02/19/2014 09:00 EST | Updated 04/21/2014 05:59 EDT

Are You Emotionally Prepared to Retire?

Do you really have to work longer?

A recent survey found that 56 per cent of Canadians are expecting to work past the traditional retirement age of 65, that according to the Sun Life Canadian Unretirement™ Index. The interesting thing is that 65 per cent of those who think they'll work past 65 say that they will do so because they need to. Planning for retirement requires a lot of thought. For example, there are not only financial considerations, but emotional considerations as well. From my experience, there are few things to consider when preparing for decades outside the workforce.

Financially, Canadians may believe they have to work longer because they haven't planned enough or they haven't put enough money aside, but it is really important to have a written financial plan to help with these assumptions. Part of planning for retirement involves taking a detailed look at how much money you will need once you stop working and where your income will come from during retirement.

You may be surprised to learn that you don't need as much as you thought or you may realize you don't have enough. If you are no longer working, many expenses are eliminated, such as; travel to and from work, clothing and lunches or nights out. Though, your retirement plan should also factor in what type of lifestyle you want to maintain. If you truly need to work longer, it is important to make saving for retirement a priority; develop a smart, regular savings plan which may include automatic savings into investments such as RRSPs or TFSAs. Everyone is different and planning for your retirement should be customized for you. It is also important to factor in financial and health protection during your retirement. A financial advisor can help you mitigate potential financial hardship with the amount of protection you need in case you suffer an unexpected health event or are at risk of outliving your retirement savings.

One consideration that is often overlooked is, "are you emotionally prepared to retire?" Retirement is a huge lifestyle change. For many of us, work is a big part of our lives and identity. It is important to think through how you will spend your free time and what your aspirations are. I suspect many people postpone retirement because they have not taken the time to think through this important transition in their lives. As such, they continue to work as it is what they are comfortable with and all that they have ever known.

This study found that nearly a quarter of Canadians expects their homes to be their primary source of income in retirement. If this is the case and they sell their home to create liquidity to fund retirement, where are they going to live? Do they plan to rent or buy another home? If they plan to buy a condo or townhome for example, will it actually be less expensive than the home they sold? Another thought is the timing of the sale of their house. I have worked with individuals who are forced to sell their home to fund retirement. This is a tough emotional position to be in. It is best to think ahead and plan with the help of an advisor.

While every individual situation is different, there are some things one can do to prepare for their retirement, especially with the RRSP deadline just around the corner. This is a time of year we all think about saving and it is a good reminder, however a well thought out plan can help you ensure you save regularly and are not playing catch up when time is running out.
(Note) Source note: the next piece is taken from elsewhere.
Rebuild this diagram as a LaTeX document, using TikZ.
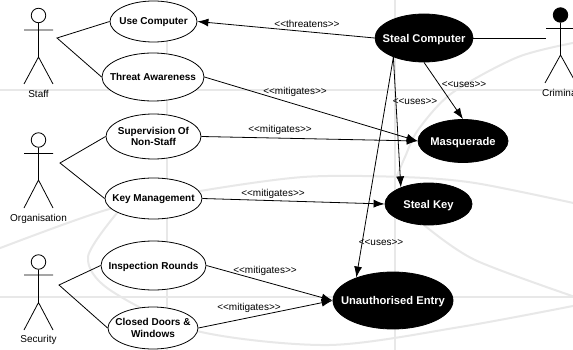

It is never too early or to late start saving for your retirement.

It is important to seek financial advice from a professional and get a written financial plan. This will help you think through the important financial and emotional considerations. Your plan should be reviewed annually to make sure you are still on target and to address any changes in your circumstances. Once you have put your financial house in order, you'll feel much better about your financial future.